## DIRECTIONS
In the records below, reproduce exactly the lines from the one containing "Give me the Plotly source for this chart." through the one containing "WAVELENGTH = np.arange(300, 701, 2)", both included, and omit the pictures.

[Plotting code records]
· · ·
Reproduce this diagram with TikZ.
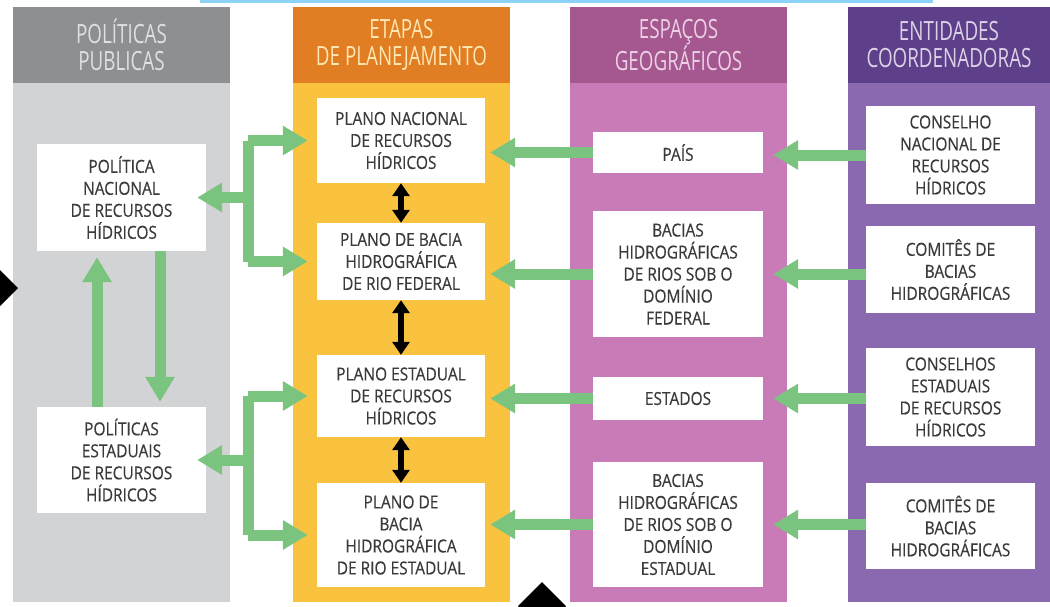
\documentclass[tikz,border=0pt]{standalone}
\usepackage{fontspec}
\setmainfont{Open Sans}[FakeStretch=0.86,FakeBold=0.35]
\newfontfamily\headfont{Open Sans}[FakeStretch=0.71]
\usetikzlibrary{arrows.meta}
\definecolor{grayhead}{HTML}{8E8F91}
\definecolor{graybody}{HTML}{D2D3D5}
\definecolor{orahead}{HTML}{E17D22}
\definecolor{orabody}{HTML}{F9C33F}
\definecolor{pinkhead}{HTML}{A5578F}
\definecolor{pinkbody}{HTML}{C97BB8}
\definecolor{purhead}{HTML}{5E3F8A}
\definecolor{purbody}{HTML}{8A69B0}
\definecolor{grn}{HTML}{7BC47F}
\definecolor{txt}{HTML}{3A3A3A}
\definecolor{skyline}{HTML}{8DD3F7}
\begin{document}
\begin{tikzpicture}[x=1pt,y=-1pt,
  box/.style={fill=white, inner sep=0pt, align=center, text=txt,
    font=\fontsize{18}{22}\selectfont, minimum width=169pt},
  head/.style={align=center, inner sep=0pt, font=\headfont\fontsize{26.5}{27}\selectfont},
  garrow/.style={draw=grn, line width=11pt, -{Triangle[width=28pt,length=25pt]}},
  gline/.style={draw=grn, line width=11pt, line cap=square},
  barrow/.style={draw=black, line width=6pt, {Triangle[width=17pt,length=13pt]}-{Triangle[width=17pt,length=13pt]}}]
\useasboundingbox (0,0) rectangle (1050,606);
% columns
\fill[graybody] (13,83) rectangle (230,602);
\fill[grayhead] (13,7) rectangle (230,83);
\fill[orabody] (293,83) rectangle (510,602);
\fill[orahead] (293,7) rectangle (510,83);
\fill[pinkbody] (570,83) rectangle (787,602);
\fill[pinkhead] (570,7) rectangle (787,83);
\fill[purbody] (848,83) rectangle (1050,602);
\fill[purhead] (848,7) rectangle (1050,83);
\fill[skyline] (200,0) rectangle (933,2.5);
% headers
\node[head, text=graybody!70!white] (hg) at (121.5,45) {POLÍTICAS\\PUBLICAS};
\node[head, text=orabody!40!white] (ho) at (401.5,45) {ETAPAS\\DE PLANEJAMENTO};
\node[head, text=pinkbody!35!white] (hp) at (678.5,45) {ESPAÇOS\\GEOGRÁFICOS};
\node[head, text=purbody!30!white] (hu) at (949,45) {ENTIDADES\\COORDENADORAS};
% gray boxes
\node[box, minimum height=107pt] (pnrh) at (121.5,197.5) {POLÍTICA\\NACIONAL\\DE RECURSOS\\HÍDRICOS};
\node[box, minimum height=106pt] (perh) at (121.5,460) {POLÍTICAS\\ESTADUAIS\\DE RECURSOS\\HÍDRICOS};
% yellow boxes
\node[box, minimum width=168pt, minimum height=85pt] (pnac) at (401,140.5) {PLANO NACIONAL\\DE RECURSOS\\HÍDRICOS};
\node[box, minimum width=168pt, minimum height=77pt] (pbf) at (401,261.5) {PLANO DE BACIA\\HIDROGRÁFICA\\DE RIO FEDERAL};
\node[box, minimum width=168pt, minimum height=82pt] (pe) at (401,396) {PLANO ESTADUAL\\DE RECURSOS\\HÍDRICOS};
\node[box, minimum width=168pt, minimum height=104pt] (pbe) at (401,535) {PLANO DE\\BACIA\\HIDROGRÁFICA\\DE RIO ESTADUAL};
% pink boxes
\node[box, minimum width=170pt, minimum height=41pt] (pais) at (678,152.5) {PAÍS};
\node[box, minimum width=170pt, minimum height=126pt] (bf) at (678,274) {BACIAS\\HIDROGRÁFICAS\\DE RIOS SOB O\\DOMÍNIO\\FEDERAL};
\node[box, minimum width=170pt, minimum height=43pt] (est) at (678,398.5) {ESTADOS};
\node[box, minimum width=170pt, minimum height=125pt] (be) at (678,524.5) {BACIAS\\HIDROGRÁFICAS\\DE RIOS SOB O\\DOMÍNIO\\ESTADUAL};
% purple boxes
\node[box, minimum height=98pt] (cnrh) at (950.5,155) {CONSELHO\\NACIONAL DE\\RECURSOS\\HÍDRICOS};
\node[box, minimum height=87pt] (cbh1) at (950.5,269.5) {COMITÊS DE\\BACIAS\\HIDROGRÁFICAS};
\node[box, minimum height=98pt] (cerh) at (950.5,397) {CONSELHOS\\ESTADUAIS\\DE RECURSOS\\HÍDRICOS};
\node[box, minimum height=86pt] (cbh2) at (950.5,526) {COMITÊS DE\\BACIAS\\HIDROGRÁFICAS};
% coordinates
\coordinate (j1) at (248,197.5);
\coordinate (j2) at (248,460);
\coordinate (ux) at (97,0);
\coordinate (dx) at (160,0);
% gray vertical arrows
\draw[garrow, shorten >=6pt] (perh.north -| ux) -- (pnrh.south -| ux);
\draw[garrow, shorten >=5pt] (pnrh.south -| dx) -- (perh.north -| dx);
% brackets
\draw[gline] (pnac.west -| j1) -- (pbf.west -| j1);
\draw[garrow, shorten >=9pt] (pnac.west -| j1) -- (pnac.west);
\draw[garrow, shorten >=9pt] (pbf.west -| j1) -- (pbf.west);
\draw[garrow, shorten >=-9pt] (j1) -- (pnrh.east);
\draw[gline] (pe.west -| j2) -- (pbe.west -| j2);
\draw[garrow, shorten >=9pt] (pe.west -| j2) -- (pe.west);
\draw[garrow, shorten >=9pt] (pbe.west -| j2) -- (pbe.west);
\draw[garrow, shorten >=-9pt] (j2) -- (perh.east);
% pink to yellow
\draw[garrow, shorten >=5pt] (pais.west) -- (pais.west -| pnac.east);
\draw[garrow, shorten >=5pt] (bf.west) -- (bf.west -| pbf.east);
\draw[garrow, shorten >=5pt] (est.west) -- (est.west -| pe.east);
\draw[garrow, shorten >=5pt] (be.west) -- (be.west -| pbe.east);
% purple to pink
\draw[garrow, shorten >=10pt] (cnrh.west) -- (cnrh.west -| pais.east);
\draw[garrow, shorten >=10pt] (cbh1.west |- bf.west) -- (bf.east);
\draw[garrow, shorten >=10pt] (cerh.west |- est.west) -- (est.east);
\draw[garrow, shorten >=10pt] (cbh2.west |- be.west) -- (be.east);
% black arrows
\draw[barrow] (pnac.south) -- (pbf.north);
\draw[barrow] (pbf.south) -- (pe.north);
\draw[barrow] (pe.south) -- (pbe.north);
% diamonds
\fill[black] (-6,264) -- (18,288) -- (-6,312) -- (-30,288) -- cycle;
\fill[black] (542,582) -- (566,606) -- (542,630) -- (518,606) -- cycle;
\end{tikzpicture}
\end{document}
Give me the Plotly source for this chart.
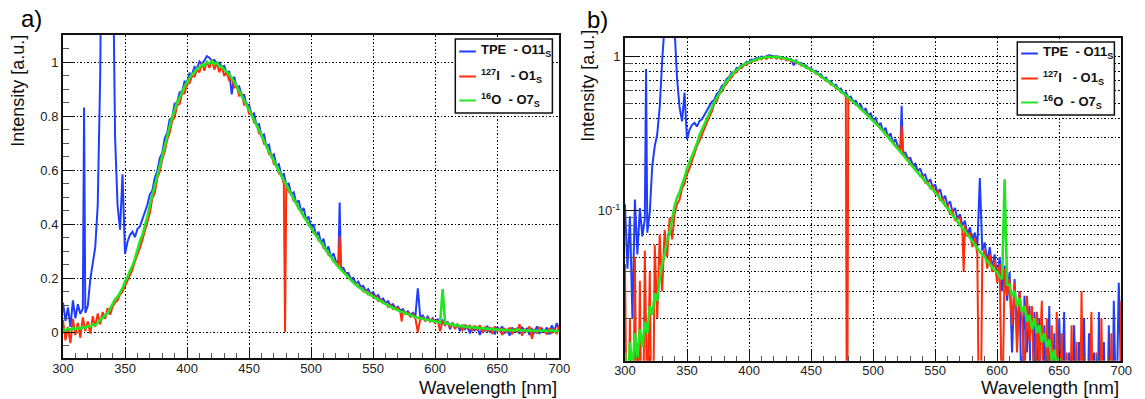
import numpy as np
import plotly.graph_objects as go

# Spectrometer grid (nm) and normalised emission spectra sampled on it
WAVELENGTH = np.arange(300, 701, 2)

TPE_O11 = [
    0.110, 0.042, 0.092, 0.020, 0.118,
    0.052, 0.104, 0.068, 0.088, 0.072,
    0.098, 0.196, 0.262, 0.315, 0.470,
    0.950, 1.900, 2.800, 3.100, 2.600,
    1.500, 0.720, 0.470, 0.380, 0.585,
    0.290, 0.335, 0.360, 0.372, 0.352,
    0.382, 0.392, 0.418, 0.446, 0.472,
    0.510, 0.524, 0.572, 0.596, 0.644,
    0.664, 0.718, 0.738, 0.788, 0.794,
    0.846, 0.850, 0.888, 0.890, 0.928,
    0.926, 0.958, 0.954, 0.982, 0.976,
    1.002, 0.992, 1.006, 1.022, 1.016,
    1.004, 1.008, 0.996, 0.998, 0.982,
    0.986, 0.958, 0.966, 0.880, 0.946,
    0.906, 0.910, 0.876, 0.878, 0.840,
    0.842, 0.804, 0.810, 0.766, 0.770,
    0.726, 0.732, 0.688, 0.694, 0.650,
    0.658, 0.616, 0.622, 0.580, 0.586,
    0.546, 0.550, 0.510, 0.518, 0.478,
    0.488, 0.446, 0.460, 0.416, 0.428,
    0.386, 0.400, 0.356, 0.372, 0.328,
    0.346, 0.300, 0.318, 0.276, 0.292,
    0.262, 0.260, 0.240, 0.238, 0.218,
    0.220, 0.198, 0.202, 0.180, 0.188,
    0.168, 0.172, 0.152, 0.160, 0.142,
    0.148, 0.130, 0.138, 0.118, 0.125,
    0.108, 0.115, 0.098, 0.104, 0.088,
    0.095, 0.080, 0.086, 0.070, 0.078,
    0.064, 0.072, 0.058, 0.163, 0.055,
    0.062, 0.046, 0.058, 0.042, 0.052,
    0.036, 0.050, 0.030, 0.044, 0.026,
    0.040, 0.012, 0.036, 0.016, 0.030,
    0.004, 0.028, 0.012, 0.024, -0.004,
    0.022, 0.008, 0.020, -0.010, 0.018,
    0.004, 0.024, 0.000, 0.016, -0.008,
    0.020, 0.006, 0.022, -0.004, 0.012,
    -0.012, 0.018, 0.004, 0.014, -0.006,
    0.020, 0.002, 0.016, -0.010, 0.012,
    0.000, 0.022, -0.006, 0.014, 0.002,
    0.018, -0.008, 0.026, 0.004, 0.034,
    0.008,
]

I127_O1 = [
    0.045, -0.030, 0.020, -0.040, 0.050,
    -0.010, 0.035, -0.020, 0.055, 0.005,
    0.040, -0.005, 0.060, 0.020, 0.070,
    0.030, 0.075, 0.050, 0.090, 0.065,
    0.095, 0.110, 0.118, 0.140, 0.150,
    0.172, 0.188, 0.212, 0.232, 0.262,
    0.284, 0.312, 0.342, 0.372, 0.408,
    0.440, 0.496, 0.515, 0.570, 0.594,
    0.640, 0.668, 0.712, 0.738, 0.782,
    0.795, 0.840, 0.845, 0.884, 0.884,
    0.918, 0.922, 0.948, 0.946, 0.972,
    0.962, 0.996, 0.968, 1.004, 0.978,
    1.008, 0.972, 0.998, 0.962, 0.984,
    0.948, 0.966, 0.930, 0.942, 0.906,
    0.912, 0.876, 0.882, 0.842, 0.848,
    0.808, 0.810, 0.776, 0.772, 0.736,
    0.730, 0.698, 0.694, 0.660, 0.656,
    0.622, 0.620, 0.588, 0.582, 0.550,
    0.552, 0.520, 0.512, 0.486, 0.480,
    0.456, 0.450, 0.426, 0.420, 0.396,
    0.390, 0.368, 0.362, 0.340, 0.336,
    0.312, 0.308, 0.286, 0.282, 0.262,
    0.260, 0.242, 0.238, 0.222, 0.218,
    0.202, 0.198, 0.185, 0.180, 0.168,
    0.168, 0.152, 0.155, 0.140, 0.145,
    0.130, 0.134, 0.116, 0.122, 0.108,
    0.110, 0.094, 0.102, 0.086, 0.090,
    0.090, 0.074, 0.080, 0.068, 0.072,
    0.058, 0.067, 0.052, 0.001, 0.050,
    0.056, 0.042, 0.052, 0.040, 0.048,
    0.034, 0.045, 0.004, 0.042, 0.028,
    0.036, 0.018, 0.034, 0.012, 0.030,
    0.020, 0.008, 0.028, 0.014, 0.024,
    0.005, 0.022, 0.010, 0.026, -0.002,
    0.020, 0.006, 0.018, -0.006, 0.022,
    0.004, 0.016, -0.010, 0.012, 0.002,
    0.018, -0.008, 0.014, 0.000, 0.030,
    -0.012, 0.010, 0.004, 0.022, -0.024,
    0.012, -0.004, 0.020, 0.002, 0.008,
    -0.008, 0.016, -0.002, 0.010, -0.006,
    0.026,
]

O16_O7 = [
    0.012, 0.006, 0.014, 0.009, 0.016,
    0.011, 0.017, 0.013, 0.019, 0.016,
    0.024, 0.021, 0.029, 0.026, 0.036,
    0.045, 0.052, 0.064, 0.072, 0.088,
    0.107, 0.122, 0.131, 0.148, 0.163,
    0.188, 0.205, 0.228, 0.246, 0.272,
    0.309, 0.337, 0.360, 0.392, 0.428,
    0.470, 0.506, 0.540, 0.578, 0.620,
    0.655, 0.690, 0.730, 0.763, 0.798,
    0.822, 0.852, 0.868, 0.893, 0.910,
    0.925, 0.940, 0.955, 0.962, 0.975,
    0.980, 0.990, 0.986, 1.000, 0.994,
    1.004, 0.992, 0.998, 0.985, 0.982,
    0.972, 0.962, 0.955, 0.940, 0.928,
    0.910, 0.893, 0.880, 0.862, 0.845,
    0.824, 0.805, 0.787, 0.768, 0.748,
    0.728, 0.710, 0.688, 0.672, 0.652,
    0.635, 0.615, 0.597, 0.580, 0.562,
    0.545, 0.526, 0.510, 0.490, 0.476,
    0.460, 0.444, 0.430, 0.414, 0.400,
    0.385, 0.371, 0.358, 0.343, 0.329,
    0.315, 0.302, 0.290, 0.277, 0.264,
    0.253, 0.242, 0.232, 0.221, 0.211,
    0.202, 0.193, 0.184, 0.176, 0.168,
    0.162, 0.155, 0.149, 0.143, 0.137,
    0.132, 0.126, 0.120, 0.114, 0.109,
    0.104, 0.099, 0.094, 0.089, 0.085,
    0.081, 0.077, 0.074, 0.070, 0.066,
    0.063, 0.060, 0.057, 0.054, 0.052,
    0.050, 0.047, 0.045, 0.043, 0.041,
    0.040, 0.037, 0.036, 0.160, 0.033,
    0.033, 0.028, 0.030, 0.024, 0.027,
    0.022, 0.024, 0.019, 0.021, 0.017,
    0.020, 0.016, 0.018, 0.014, 0.016,
    0.013, 0.0145, 0.0105, 0.0125, 0.0095,
    0.011, 0.0085, 0.0105, 0.007, 0.0095,
    0.006, 0.009, 0.0055, 0.0105, 0.007,
    0.005, 0.008, 0.0045, 0.0085, 0.005,
    0.0065, 0.004, 0.0075, 0.005, 0.007,
    0.004, 0.006, 0.0075, 0.0045, 0.006,
    0.005,
]

# Single readings that fall between grid channels (lines and dropouts)
TPE_EXTRA_WL = [317, 523]
TPE_EXTRA = [0.832, 0.480]
I127_EXTRA_WL = [479, 523, 573]
I127_EXTRA = [0.001, 0.355, 0.040]
O16_EXTRA_WL = []
O16_EXTRA = []

NAMES = [
    "<b>TPE\u00a0\u00a0- O11<sub>S</sub></b>",
    "<b><sup>127</sup>I\u00a0\u00a0\u00a0- O1<sub>S</sub></b>",
    "<b><sup>16</sup>O\u00a0\u00a0- O7<sub>S</sub></b>",
]
COLORS = ["#1f3dff", "#ff2d0a", "#22e622"]
WIDTHS = [2.0, 2.0, 2.6]

for arr in (TPE_O11, I127_O1, O16_O7):
    assert len(arr) == len(WAVELENGTH)


def merged(base, extra_wl, extra):
    x = np.concatenate([WAVELENGTH, np.asarray(extra_wl, dtype=float)])
    y = np.concatenate([np.asarray(base, dtype=float), np.asarray(extra, dtype=float)])
    order = np.argsort(x, kind="stable")
    return x[order], y[order]


SERIES = [
    merged(TPE_O11, TPE_EXTRA_WL, TPE_EXTRA),
    merged(I127_O1, I127_EXTRA_WL, I127_EXTRA),
    merged(O16_O7, O16_EXTRA_WL, O16_EXTRA),
]

W, H = 1145, 399
FONT = "Liberation Sans"

fig = go.Figure()
for (x, y), name, color, lw in zip(SERIES, NAMES, COLORS, WIDTHS):
    fig.add_trace(go.Scatter(x=x, y=y, mode="lines", name=name,
                             line=dict(color=color, width=lw),
                             xaxis="x", yaxis="y", showlegend=False))
for (x, y), name, color, lw in zip(SERIES, NAMES, COLORS, WIDTHS):
    # log panel: non-positive readings fall off the bottom of the frame
    fig.add_trace(go.Scatter(x=x, y=np.clip(y, 1e-3, None), mode="lines", name=name,
                             line=dict(color=color, width=lw),
                             xaxis="x2", yaxis="y2", showlegend=False))

DOT = "1.5px,2px"
grid = dict(showgrid=True, gridcolor="#000", griddash=DOT, gridwidth=1.2)
frame = dict(showline=True, linecolor="#111", linewidth=2, mirror=True, zeroline=False)
tickfont = dict(family=FONT, size=13, color="#222")

xcommon = dict(range=[300, 700], tick0=300, dtick=50, ticks="inside", ticklen=10,
               tickwidth=1, tickcolor="#111", tickfont=tickfont, ticklabelstandoff=-3,
               minor=dict(dtick=10, ticks="inside", ticklen=5, tickcolor="#555", showgrid=False),
               **grid, **frame)

LOG_MINOR = [0.02, 0.03, 0.04, 0.05, 0.06, 0.07, 0.08, 0.09,
             0.2, 0.3, 0.4, 0.5, 0.6, 0.7, 0.8, 0.9]

fig.update_layout(
    width=W, height=H, margin=dict(l=0, r=0, t=0, b=0),
    paper_bgcolor="white", plot_bgcolor="white",
    xaxis=dict(domain=[53 / W, 559 / W], anchor="y", **xcommon),
    yaxis=dict(domain=[1 - 358 / H, 1 - 35 / H], anchor="x", range=[-0.095, 1.1],
               tick0=0, dtick=0.2, ticks="inside", ticklen=12, tickwidth=1,
               tickcolor="#111", tickfont=tickfont,
               minor=dict(dtick=0.05, tick0=0, ticks="inside", ticklen=6,
                          tickcolor="#555", showgrid=False),
               **grid, **frame),
    xaxis2=dict(domain=[626 / W, 1132 / W], anchor="y2", **xcommon),
    yaxis2=dict(domain=[1 - 360.7 / H, 1 - 37.7 / H], anchor="x2", type="log",
                range=[np.log10(0.0106), np.log10(1.33)],
                tickmode="array", tickvals=[0.1, 1], ticktext=["10<sup>-1</sup>", "1"],
                ticks="inside", ticklen=14, tickwidth=1, tickcolor="#111",
                tickfont=tickfont,
                minor=dict(tickmode="array", tickvals=LOG_MINOR, ticks="inside",
                           ticklen=8, tickcolor="#555", showgrid=True,
                           gridcolor="#000", griddash=DOT, gridwidth=1.2),
                **grid, **frame),
    showlegend=False,
)

annotations = []
shapes = []


def px(xp):
    return xp / W


def py(yp):
    return 1 - yp / H


# panel letters
annotations.append(dict(text="a)", x=px(8), y=py(18), xanchor="left", yanchor="middle",
                        font=dict(family=FONT, size=24, color="black")))
annotations.append(dict(text="b)", x=px(585), y=py(19), xanchor="left", yanchor="middle",
                        font=dict(family=FONT, size=24, color="black")))

# axis titles (ROOT style: right-aligned x title, top-aligned y title)
for xr, ytop, xl in [(559, 33, 7), (1132, 28, 588)]:
    annotations.append(dict(text="Wavelength [nm]", x=px(xr), y=py(387),
                            xanchor="right", yanchor="middle",
                            font=dict(family=FONT, size=18.5, color="#111")))
    annotations.append(dict(text="Intensity [a.u.]", x=px(xl), y=py(ytop), textangle=-90,
                            xanchor="center", yanchor="top",
                            font=dict(family=FONT, size=18, color="#111")))

# legend boxes
for (x0, y0, x1, y1), rows in [((453, 39, 552, 113), (51.5, 76.5, 100.5)),
                               ((1026, 42, 1125, 115), (53.5, 78.5, 102.5))]:
    shapes.append(dict(type="rect", xref="paper", yref="paper",
                       x0=px(x0), x1=px(x1), y0=py(y1), y1=py(y0),
                       fillcolor="white", line=dict(color="#111", width=1.5), layer="above"))
    for yy, name, color in zip(rows, NAMES, COLORS):
        shapes.append(dict(type="line", xref="paper", yref="paper",
                           x0=px(x0 + 4), x1=px(x0 + 21), y0=py(yy), y1=py(yy),
                           line=dict(color=color, width=2), layer="above"))
        annotations.append(dict(text=name, x=px(x0 + 24), y=py(yy - 1),
                                xanchor="left", yanchor="middle",
                                font=dict(family=FONT, size=13, color="#111")))

for a in annotations:
    a.update(xref="paper", yref="paper", showarrow=False)
fig.update_layout(annotations=annotations, shapes=shapes)

fig.write_html("out.html")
· · ·
## ANSWER BELOW
Give me the Plotly source for this chart.
import numpy as np
import plotly.graph_objects as go

# Spectrometer grid (nm) and normalised emission spectra sampled on it
WAVELENGTH = np.arange(300, 701, 2)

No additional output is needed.